Todo empezó con una violación múltiple en Nochebuena. La víctima, una niña de trece años. Los agresores, también menores salvo uno. Horror, consternación y una extraña cautela policial.

Pronto supimos por qué: los niños estaban tutelados por el Consell de Mallorca, la niña también y aún una segunda niña, también tutelada, que propició, cual pequeña alcahueta, la comisión del delito.

Pero aún faltaba por conocer lo peor. Lo que ese episodio escondía era una red de prostitución infantil, con los niños y niñas de los centros de menores como víctimas. Hoy hablan de dieciséis criaturas prostituidas, quince niñas y un niño, pero en noviembre de 2017, tal como destapó El Mundo en su edición balear, eran ochenta y ocho. Nadie hizo nada.

Niños tutelados, niños separados de sus familias para protegerles de ellas, niños conflictivos, niños víctimas de abusos, vidas rotas puestas en manos de la Administración para ser protegidas y recompuestas. Falso.

Como pollos sin cabeza los responsables políticos de la cosa, los que estaban entonces, los mismos que están ahora, de izquierda todos, balbucean excusas y reparten culpas, pero sobre todo, se lavan las manos: que si los protocolos funcionaron, que si hay que crear una comisión para no sé qué, que ya se despidió a seis trabajadores de los centros. Excusas.

Todos lo sabían, lo publicó la prensa. Miraron para otro lado, con esa certeza del que imparte lecciones de moral y solidaridad pero que carece de algo menos políticamente correcto pero mucho más efectivo: la compasión. Esa por la que se niega a dar por perdido a nadie ni a nadie se le presume falta de dignidad. O quizás también esa conciencia social de la que se presume, que se lleva como una marca o un pin, pero por desidia o falta de convicción, no se ejerce.

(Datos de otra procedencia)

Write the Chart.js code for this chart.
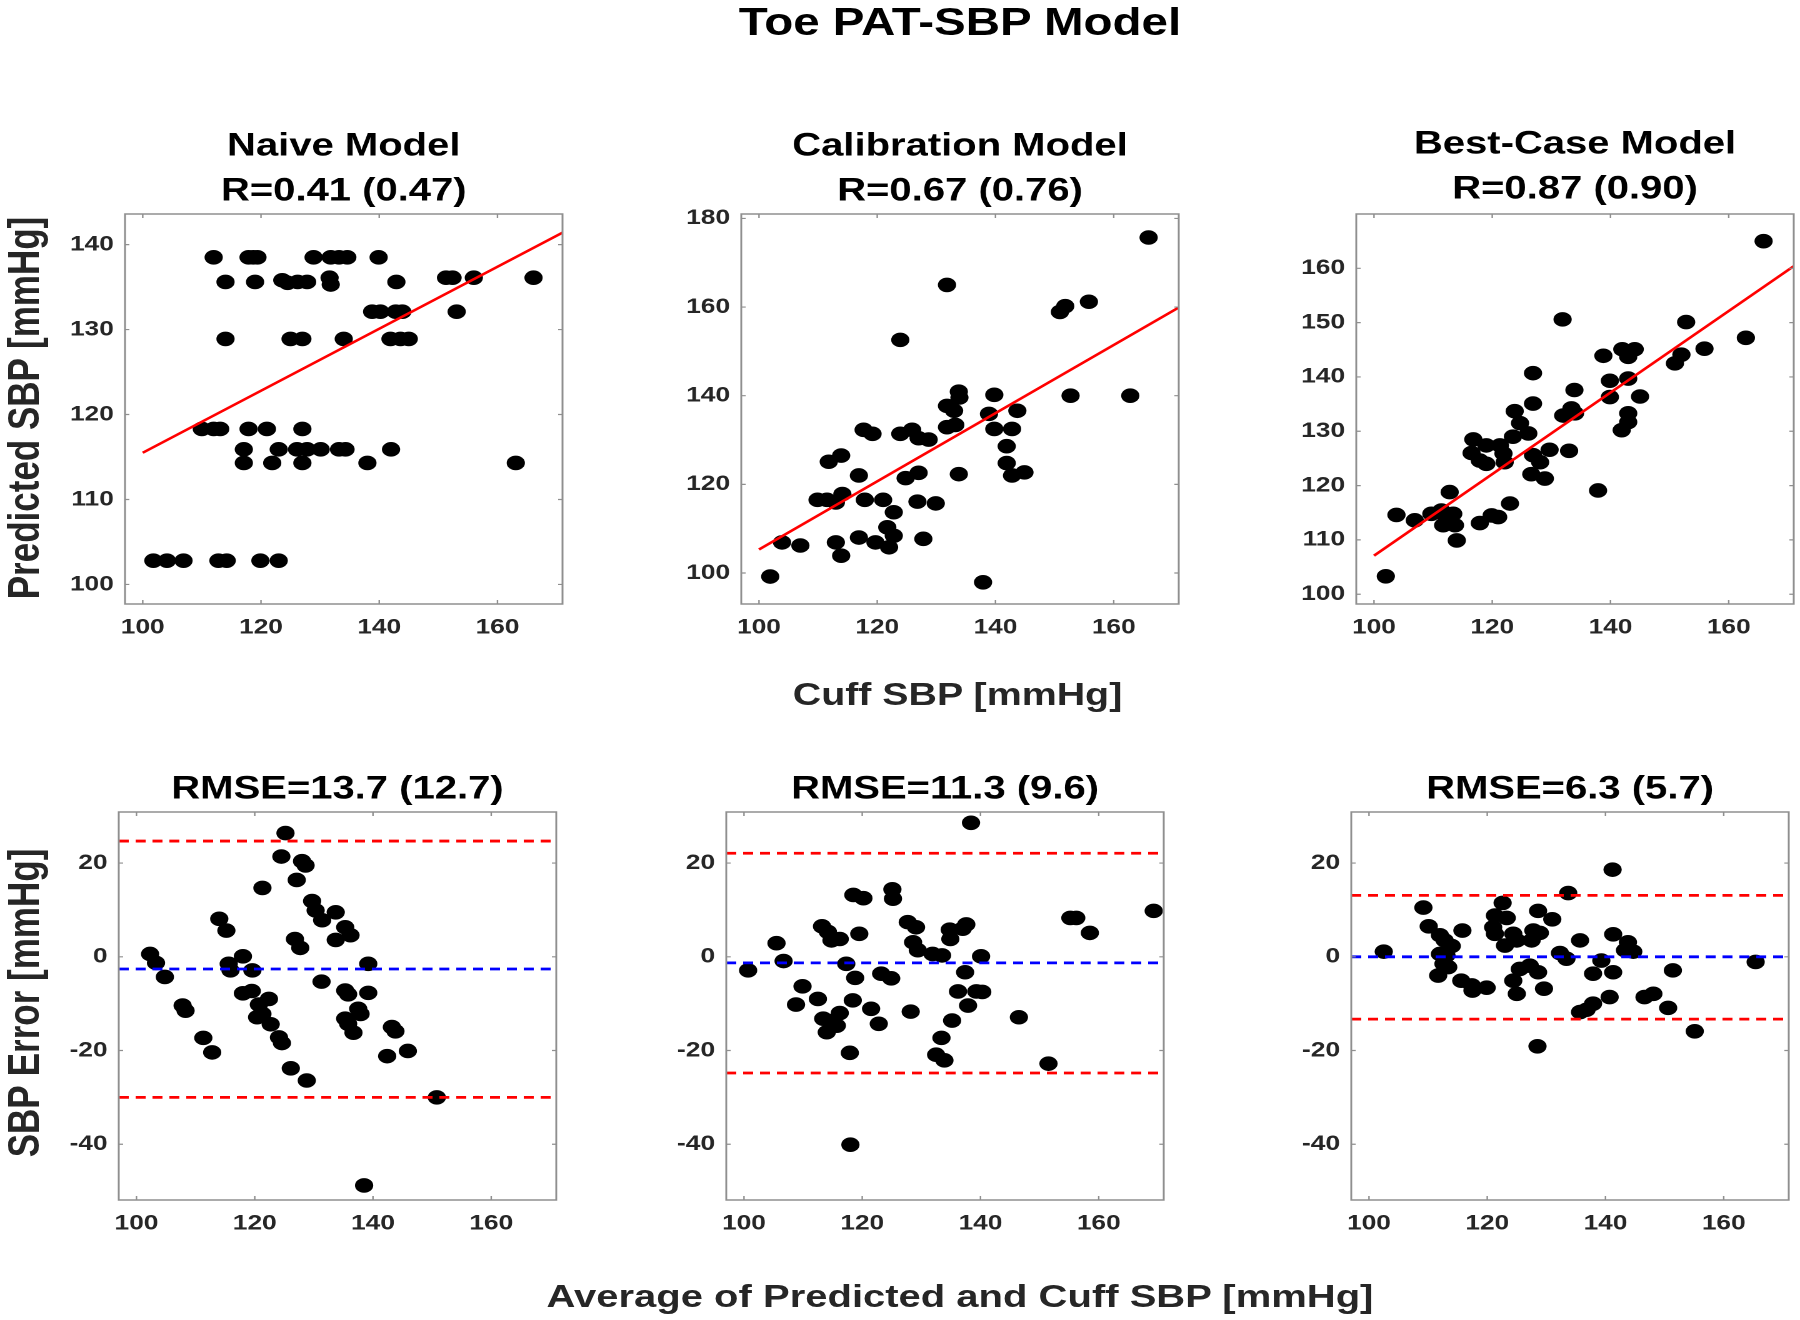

Por desgracia, ha tenido que ocurrir esa pesadilla con nombre de “manada” para que se conociesen otras no menores, y para que se supiese de ese mundo sórdido y terrible en el que acaban muchos de los niños a los que la Administración dice proteger.

No era la primera vez que esa niña –repito, de trece años– tenía relaciones con hombres, pero hasta para ella, para quien las Nochebuenas hace tiempo que dejaron de ser mágicas, esa tuvo más de cuento de terror que de Navidad.

Hay en Palma un barrio que fue humilde y ahora además es mestizo. Un barrio que cuenta con un sórdido submundo en el que se compra y se vende cualquier cosa, desde material robado, a drogas y sexo, también de menores. En ese barrio hay un bar. Se llama Ático. Allí acudió la víctima y acabó con un coma etílico, obligada a beber hasta caer inconsciente, golpeada y violada.

El bar al que fue la niña es conocido por los que se escapan de los centros y es el lugar al que acuden depredadores adultos a comprar sexo infantil a cambio de dinero o regalos. Los mismos niños tutelados, son en ocasiones, los proxenetas.

Hace cerca de una década que ocurre. Ni debía ni debe ser fácil atajarlo. Pero hablamos de la Administración y lo que ha ocurrido no es una plaga bíblica ni un desastre natural del que no se puede responder.

Diez años –como mínimo– dejando a los corderos en manos de lobos mientras se miraba para otra parte. Diez años.

Muchos de esos niños ya son adultos. Han salido de los centros. Tan rotos como entraron. Probablemente peor ¿de qué les ha servido?

Hay gente a la que la vida le da las peores cartas casi desde que nacen. Niños que no saben nada de la inocencia de la infancia y aprenden pronto a desconfiar de los adultos, sobre todo de los más cercanos.

Protegerles, intentar recomponer su autoestima, hacer normales sus relaciones con la gente y darles las oportunidades que su hogar les ha negado, eso es lo que merecen.

Quien debía hacerlo, no lo ha hecho. Alguien debe responder por ello.